Real Digital TV Limited
- Defunct: September 2018
- Headquarters: London, England, United Kingdom
- Area served: United Kingdom
- Key people: Dmitry Pasechnik (CEO)
- Products: Direct broadcast satellite
- Website: realdigitaltv.com

= Real Digital =

Direct broadcast digital satellite television and radio service in the United Kingdom

Real Digital was the brand name for a digital satellite television and radio service in the United Kingdom which was transmitted from SES S.A.'s Astra satellites located at 28.2° east (Astra 2A/2B/2D/1N) and Eutelsat's 28A satellite at 28.5°E. Real Digital had planned to launch in Ireland. The service ceased transmitting on 31 March 2012 to "undergo essential maintenance work", and promised to return in approximately seven days. On 26 April 2013, David Henry informed The Guardian that the service intended to launch in the autumn.As of January 2015, the service had not launched. The company was dissolved in September 2018.

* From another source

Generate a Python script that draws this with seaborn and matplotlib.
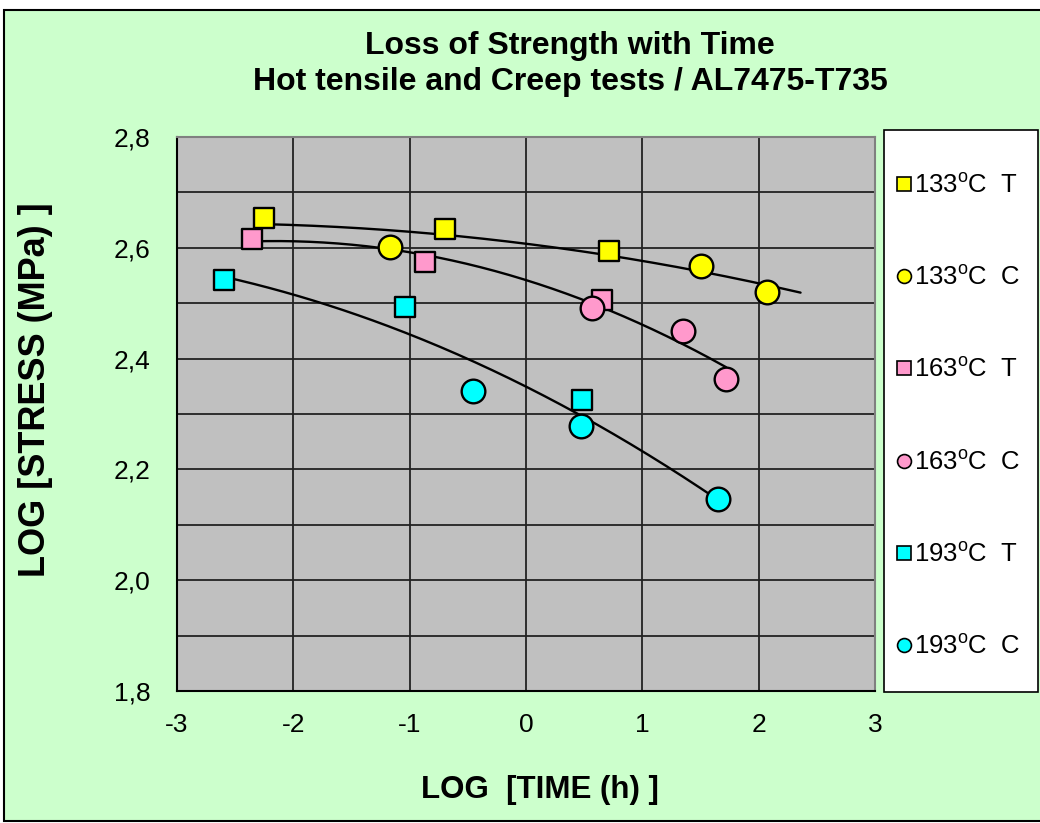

Real Digital's main competitors were Freesat, Sky and Virgin Media.

==Channels==
Real Digital only offered free-to-air channels which have been available on other platforms for several years. They had intended to offer pay television packages by spring 2012 which would have included Sky Sports 1 and 2 and a high definition version of Blackbelt TV. It was also planned that subscription packages were to be available on a month-by-month basis, without a contract or minimum subscription period. Additionally, it was proposed that pay-per-view services would be made available. Support for the BBC iPlayer and ITV Player video on demand services had also been announced.

==Technical information==
The service made use of the same fleet of satellites as Freesat and Sky, Astra 28.2°E and Eutelsat 28A. This meant that any satellite dish which was positioned to receive these services was capable of receiving Real Digital, with either an additional suitable receiver or by simply swapping an old Freesat/Sky set top box with a REAL Digital STB. Providing the LNB (low-noise block downconverter) has sufficient outputs, the one dish was able to receive multiple services. For their proposed pay TV offering, Real Digital intended to use a Conax conditional access system.

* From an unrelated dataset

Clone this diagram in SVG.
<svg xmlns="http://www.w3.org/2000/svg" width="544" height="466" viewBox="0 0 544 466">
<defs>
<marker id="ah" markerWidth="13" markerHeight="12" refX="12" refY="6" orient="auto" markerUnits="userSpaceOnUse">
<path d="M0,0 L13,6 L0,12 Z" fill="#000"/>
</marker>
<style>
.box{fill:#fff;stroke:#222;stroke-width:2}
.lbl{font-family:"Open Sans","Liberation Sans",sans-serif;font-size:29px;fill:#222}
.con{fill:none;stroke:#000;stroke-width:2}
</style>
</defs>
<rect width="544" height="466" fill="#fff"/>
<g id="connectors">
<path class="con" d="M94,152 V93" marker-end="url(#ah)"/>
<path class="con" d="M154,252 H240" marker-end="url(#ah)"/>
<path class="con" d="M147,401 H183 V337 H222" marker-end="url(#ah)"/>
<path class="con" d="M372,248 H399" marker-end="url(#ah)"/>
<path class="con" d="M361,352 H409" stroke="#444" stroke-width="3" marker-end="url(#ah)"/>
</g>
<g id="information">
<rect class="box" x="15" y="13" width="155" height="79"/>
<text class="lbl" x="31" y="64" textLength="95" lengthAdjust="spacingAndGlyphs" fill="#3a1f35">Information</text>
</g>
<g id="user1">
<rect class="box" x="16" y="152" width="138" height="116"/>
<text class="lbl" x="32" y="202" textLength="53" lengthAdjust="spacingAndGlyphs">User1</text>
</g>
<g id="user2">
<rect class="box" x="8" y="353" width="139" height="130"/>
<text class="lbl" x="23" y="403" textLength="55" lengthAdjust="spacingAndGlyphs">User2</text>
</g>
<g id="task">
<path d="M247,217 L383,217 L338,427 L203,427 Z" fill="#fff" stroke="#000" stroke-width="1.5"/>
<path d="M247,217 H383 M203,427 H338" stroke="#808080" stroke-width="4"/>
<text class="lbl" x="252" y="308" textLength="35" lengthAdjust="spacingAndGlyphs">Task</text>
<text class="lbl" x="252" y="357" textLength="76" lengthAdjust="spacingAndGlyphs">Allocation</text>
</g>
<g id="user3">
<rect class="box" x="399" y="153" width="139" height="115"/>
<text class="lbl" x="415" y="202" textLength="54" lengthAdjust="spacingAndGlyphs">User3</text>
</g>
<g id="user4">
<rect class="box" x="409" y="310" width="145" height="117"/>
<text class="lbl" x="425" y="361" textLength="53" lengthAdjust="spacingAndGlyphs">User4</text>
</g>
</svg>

Real Digital offered two kinds of set-top boxes, one with a single tuner and the other with a dual tuner PVR, which were manufactured by Fortec Star and Digital Stream.

==Criticisms==

===Launch===
Before launch, the company had missed many promised launch dates. The service eventually began broadcasting on 1 October 2011.

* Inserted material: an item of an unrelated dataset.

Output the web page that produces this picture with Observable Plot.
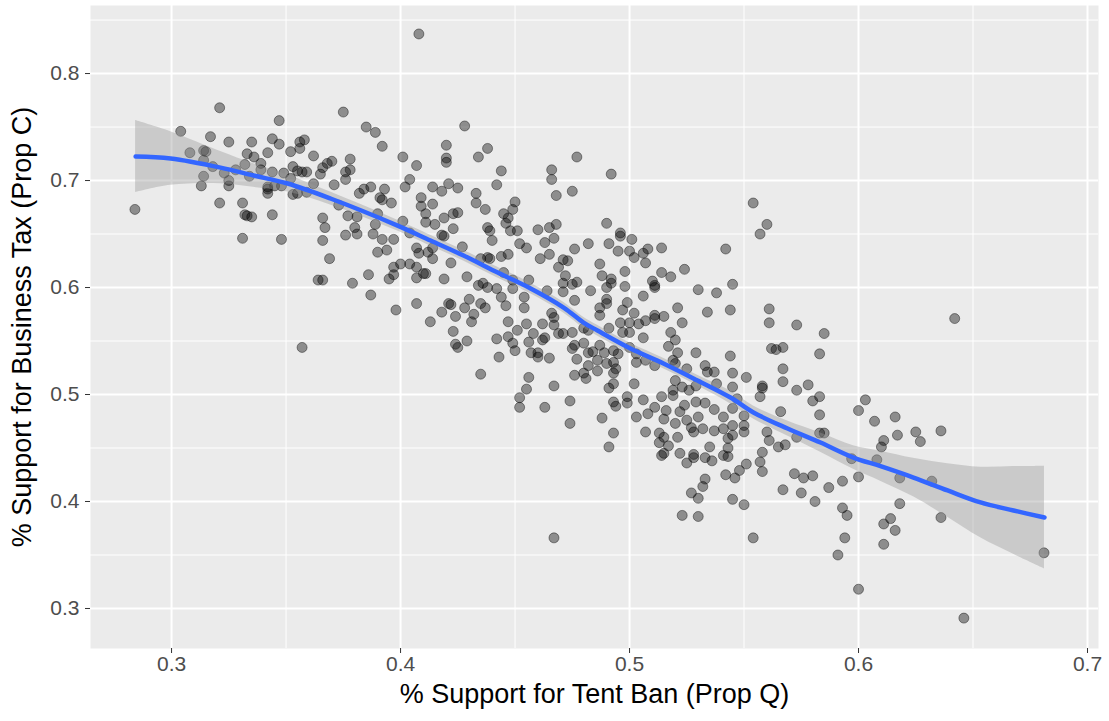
<!DOCTYPE html>
<html><head><meta charset="utf-8">
<script src="https://cdn.jsdelivr.net/npm/d3@7"></script>
<script src="https://cdn.jsdelivr.net/npm/@observablehq/plot@0.6"></script>
<style>body{margin:0;background:#fff;} #chart svg{display:block;}</style>
</head><body><div id="chart"></div>
<script>
// % Support for Tent Ban (Prop Q)
const propQ = [
.321,.347,.304,.317,.325,.335,.344,.347,.358,.356,
.356,.352,.362,.308,.314,.315,.333,.336,.342,.314,
.332,.339,.339,.344,.349,.353,.355,.357,.359,.318,
.323,.314,.328,.334,.325,.325,.313,.342,.342,.342,
.345,.348,.352,.353,.355,.359,.362,.321,.331,.332,
.333,.335,.344,.284,.331,.348,
.375,.385,.389,.392,.428,.420,.420,.420,.434,.438,
.444,.442,.401,.407,.404,.402,.414,.421,.418,.425,
.433,.433,.437,.450,.368,.370,.378,.378,.376,.376,
.366,.365,.371,.382,.384,.387,.393,.391,.392,.396,
.409,.409,.414,.411,.373,.377,.381,.390,.389,.380,
.376,.381,.388,.392,.397,.366,.367,.366,.401,.404,
.411,.415,.419,.423,.425,.423,.418,.419,.427,.407,
.408,.412,.414,.390,.394,.369,.435,.438,.444,.447,
.438,.439,.440,.445,.449,.447,.446,.448,.451,.452,
.364,.357,
.386,.379,.366,.387,.398,.395,.397,.397,.400,.404,
.407,.407,.410,.411,.414,.419,.422,.429,.434,.436,
.438,.439,.445,.442,.444,.449,.449,.407,.413,.418,
.421,.422,.424,.428,.430,.432,.431,.435,.437,.446,
.447,.423,.424,.425,.429,.442,.447,.451,.449,.450,
.443,.435,.452,.452,
.477,.466,.466,.492,.468,.475,.490,.496,.496,.501,
.460,.465,.468,.467,.463,.455,.476,.482,.491,.495,
.500,.502,.506,.508,.514,.507,.461,.465,.471,.473,
.469,.487,.472,.488,.498,.514,.518,.524,.510,.511,
.511,.492,.492,.490,.498,.506,.483,.477,.475,.471,
.471,.464,.456,.454,.476,.490,.490,.487,.487,.499,
.497,.502,.500,.504,.507,.511,.511,.515,.521,.523,
.530,.538,.534,.454,.466,.467,.462,.455,
.458,.467,.463,.462,.469,.471,.475,.480,.482,.456,
.457,.460,.460,.465,.475,.476,.477,.480,.482,.484,
.487,.491,.489,.493,.495,.486,.490,.482,.486,.493,
.494,.493,.480,.476,.481,.496,.497,.500,.506,.500,
.503,.503,.507,.511,.518,.520,.517,.521,.519,.520,
.525,.529,.533,.534,.537,.520,.523,.526,.529,.538,
.456,.455,.467,.463,.474,.474,.488,.491,.493,.502,
.499,.499,.493,.494,.493,.491,.503,.506,.508,.511,
.507,.514,.516,.515,.519,.519,.522,.520,.521,.524,
.525,.527,.528,.530,.532,.537,.533,.537,.529,.513,
.515,.517,.513,.514,.515,.522,.525,.528,.528,.533,
.536,.535,.533,.532,.527,.530,.523,.530,.467,
.554,.560,.557,.542,.545,.544,.561,.561,.573,.585,
.562,.564,.567,.583,.544,.567,.545,.551,
.567,.558,.558,.557,.573,.578,.583,.580,.545,.547,
.545,.550,.541,.545,.550,.550,.545,.543,.541,.543,
.541,.543,.566,.583,.560,.561,.568,.565,.573,.583,
.585,.558,.557,.558,.551,.548,.542,.546,.572,.576,
.580,.567,.575,.581,.587,.593,.545,.550,.554,.593,
.595,.594,.591,.603,.600,.607,.616,.611,.610,.617,
.608,.597,.600,.618,.614,.611,.616,.618,.611,
.642,.625,.627,.636,.632,.636,.681,.646,.600,.408
];
// % Support for Business Tax (Prop C)
const propC = [
.768,.756,.746,.741,.736,.736,.739,.734,.738,.736,
.730,.727,.723,.726,.728,.727,.725,.722,.726,.719,
.715,.716,.710,.708,.707,.713,.709,.708,.708,.713,
.707,.704,.710,.704,.700,.695,.695,.694,.692,.688,
.695,.695,.702,.687,.688,.689,.697,.679,.679,.668,
.667,.666,.668,.673,.646,.645,
.764,.750,.745,.732,.751,.733,.721,.717,.722,.730,
.709,.696,.722,.714,.701,.694,.694,.697,.690,.693,
.688,.679,.673,.680,.716,.718,.720,.710,.708,.701,
.712,.706,.696,.688,.692,.694,.692,.684,.682,.679,
.684,.676,.678,.669,.677,.667,.666,.669,.659,.656,
.649,.650,.650,.645,.645,.665,.656,.644,.662,.651,
.661,.659,.665,.669,.670,.655,.649,.648,.638,.637,
.632,.633,.637,.633,.635,.627,.627,.628,.629,.631,
.656,.653,.644,.669,.673,.665,.660,.653,.653,.641,
.607,.544,
.612,.604,.607,.593,.579,.608,.612,.619,.622,.622,
.619,.609,.613,.613,.627,.608,.623,.610,.602,.604,
.600,.627,.614,.599,.591,.607,.599,.585,.568,.577,
.585,.584,.573,.581,.589,.575,.568,.585,.581,.583,
.568,.559,.547,.544,.550,.552,.554,.560,.548,.541,
.535,.519,.497,.488,
.722,.710,.701,.706,.686,.690,.660,.651,.648,.645,
.654,.656,.659,.646,.642,.637,.636,.641,.641,.634,
.634,.628,.632,.636,.637,.623,.627,.631,.626,.625,
.619,.622,.611,.611,.615,.614,.610,.617,.606,.602,
.600,.608,.604,.600,.601,.592,.597,.605,.603,.604,
.596,.597,.607,.591,.588,.589,.585,.581,.574,.586,
.579,.576,.567,.566,.569,.571,.574,.573,.581,.567,
.598,.595,.577,.581,.576,.572,.566,.566,
.557,.565,.553,.551,.557,.557,.558,.562,.560,.549,
.539,.535,.539,.534,.543,.546,.533,.548,.539,.540,
.546,.562,.539,.541,.538,.532,.529,.527,.522,.530,
.524,.520,.520,.518,.515,.567,.558,.558,.553,.544,
.538,.530,.532,.527,.558,.551,.545,.539,.532,.529,
.524,.539,.527,.521,.521,.513,.507,.504,.508,.510,
.516,.505,.508,.488,.494,.473,.478,.506,.510,.510,
.498,.492,.493,.489,.464,.451,.479,.495,.482,.488,
.465,.498,.485,.477,.504,.499,.484,.473,.460,.490,
.476,.469,.465,.479,.468,.466,.492,.486,.493,.464,
.460,.452,.455,.443,.445,.445,.436,.441,.444,.441,
.438,.451,.421,.414,.408,.403,.387,.386,.366,
.679,.659,.650,.636,.603,.579,.580,.567,.565,.557,
.543,.542,.544,.538,.536,.524,.520,.516,
.512,.508,.506,.498,.504,.509,.498,.494,.507,.496,
.487,.480,.479,.471,.471,.465,.462,.459,.468,.450,
.443,.442,.484,.481,.465,.457,.453,.451,.460,.464,
.464,.446,.437,.428,.435,.429,.425,.422,.426,.422,
.424,.411,.408,.400,.413,.419,.402,.397,.366,.394,
.387,.366,.350,.495,.485,.475,.479,.457,.451,.462,
.439,.440,.423,.422,.384,.379,.373,.398,.360,
.571,.465,.456,.466,.419,.385,.352,.291,.318,.837
];
// loess smooth
const fitX  = [.2843,.2996,.3214,.3358,.3507,.3694,.3987,.4131,.4275,.4424,.4568,.4712,.4799,.4860,.5004,.5148,.5297,.5441,.5541,.5690,.5834,.5978,.6096,.6240,.6389,.6533,.6677,.6812];
const fitY  = [.7224,.7206,.7121,.7047,.6972,.6832,.6579,.6439,.6299,.6140,.5991,.5813,.5673,.5598,.5430,.5290,.5131,.4972,.4832,.4682,.4551,.4411,.4330,.4224,.4103,.3991,.3916,.3850];
const fitLo = [.6888,.6956,.6971,.6937,.6892,.6772,.6529,.6389,.6249,.6090,.5941,.5763,.5623,.5548,.5380,.5240,.5081,.4912,.4772,.4612,.4461,.4301,.4190,.4044,.3853,.3661,.3506,.3370];
const fitHi = [.7560,.7456,.7271,.7157,.7052,.6892,.6629,.6489,.6349,.6190,.6041,.5863,.5723,.5648,.5480,.5340,.5181,.5032,.4892,.4752,.4641,.4521,.4470,.4404,.4353,.4321,.4326,.4330];
const xTicks = [0.3, 0.4, 0.5, 0.6, 0.7];
const yTicks = [0.3, 0.4, 0.5, 0.6, 0.7, 0.8];
const xMinor = [0.35, 0.45, 0.55, 0.65];
const yMinor = [0.35, 0.45, 0.55, 0.65, 0.75, 0.85];

const points = propQ.map((q, i) => ({q, c: propC[i]}));
const fit = fitX.map((x, i) => ({x, y: fitY[i], lo: fitLo[i], hi: fitHi[i]}));

const font = "'Liberation Sans', Arial, Helvetica, sans-serif";
const chart = Plot.plot({
  width: 1109, height: 721,
  marginLeft: 90, marginRight: 11, marginTop: 5, marginBottom: 73,
  x: {domain: [0.2646, 0.7048]},
  y: {domain: [0.2626, 0.8636]},
  style: {fontFamily: font, background: "white"},
  marks: [
    Plot.frame({fill: "#EBEBEB", stroke: null}),
    Plot.gridX(xMinor, {stroke: "white", strokeOpacity: 1, strokeWidth: 1}),
    Plot.gridY(yMinor, {stroke: "white", strokeOpacity: 1, strokeWidth: 1}),
    Plot.gridX(xTicks, {stroke: "white", strokeOpacity: 1, strokeWidth: 2}),
    Plot.gridY(yTicks, {stroke: "white", strokeOpacity: 1, strokeWidth: 2}),
    Plot.axisX({ticks: xTicks, tickFormat: d3.format(".1f"), tickSize: 5, tickPadding: 3, fontSize: 21, stroke: "#333333", fill: "#4D4D4D", label: null}),
    Plot.axisY({ticks: yTicks, tickFormat: d3.format(".1f"), tickSize: 5, tickPadding: 6, fontSize: 21, stroke: "#333333", fill: "#4D4D4D", label: null}),
    Plot.dot(points, {x: "q", y: "c", r: 5, fill: "black", fillOpacity: 0.4, stroke: "black", strokeOpacity: 0.4, strokeWidth: 1}),
    Plot.areaY(fit, {x: "x", y1: "lo", y2: "hi", fill: "#999999", fillOpacity: 0.4, curve: "catmull-rom"}),
    Plot.line(fit, {x: "x", y: "y", stroke: "#3366FF", strokeWidth: 4.5, curve: "catmull-rom"}),
    Plot.text(["% Support for Tent Ban (Prop Q)"], {frameAnchor: "bottom", dy: 46, lineAnchor: "middle", fontSize: 27, fill: "black"}),
    Plot.text(["% Support for Business Tax (Prop C)"], {frameAnchor: "left", rotate: -90, dx: -68, textAnchor: "middle", lineAnchor: "middle", fontSize: 27, fill: "black"})
  ]
});
document.getElementById("chart").appendChild(chart);
</script>
</body></html>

Test boxes were received by reviewers and a small number of beta-testers in December 2011. As of April 2014 production boxes still have not reached any high street retail stores, despite an agreement being announced with Maplin Electronics, although they had been carried by select specialist online retailers.

While a number of set top boxes had been delivered to both testers and reviewers the first manufacturer Fortec Star was both late at delivering and incomplete software led to Maplin Electronics cancelling orders with Fortec Star. A number of live demonstrations to retailers showed the Real Digital EPG and TV channel lists running and the GUI was widely praised.

===Suspension of service===
On 31 March 2012 at midnight, the lease of the transponder on Eutelsat's Eutelsat 28A satellite ran out. The transponder was subsequently cleared, removing the EPG broadcast stream. Real Digital claim to be undergoing essential maintenance work, with the signal going offline for approximately 7 days. The move left the Real Digital beta-testers with nothing more than the DVB-S standard now and next programme information.

Oon 11 April 2012 Real Digital claimed on Facebook that work had halted due to the Easter break. Another Facebook post on 2 May 2012, denied that the service had closed but no further updates would be provided until there was definite news. On 29 May 2012, Real Digital deleted their Facebook page and removed all links to it from their website.

On 5 December 2012 Real Digital submitted a communication to the Competition Appeal Tribunal, in which Real Digital stated that it hoped to have a "soft launch" of a pay TV service in the first quarter of 2013, however this failed to occur. On 26 April 2013, David Henry informed The Guardian that the service intends to launch in the autumn, but this did not happen.

==Management==
The company was founded by former Rapture TV boss David Henry and Information TV boss Fred Perkins. On 11 November 2011, David Henry was disqualified from acting as a company director after failing to ensure that one of his former companies paid the appropriate amount of tax. Until he resigned from the company in February 2012, Henry had been the company's managing director.

Between 2014 and 2016, General Satellite (a Russian manufacturer of set-top boxes) held a majority of the voting shares in Real Digital TV Limited. During that time, Dmitry Pasechnik was the chief executive officer of Real Digital TV Ltd.

On 4 September 2018, Real Digital TV Limited was dissolved.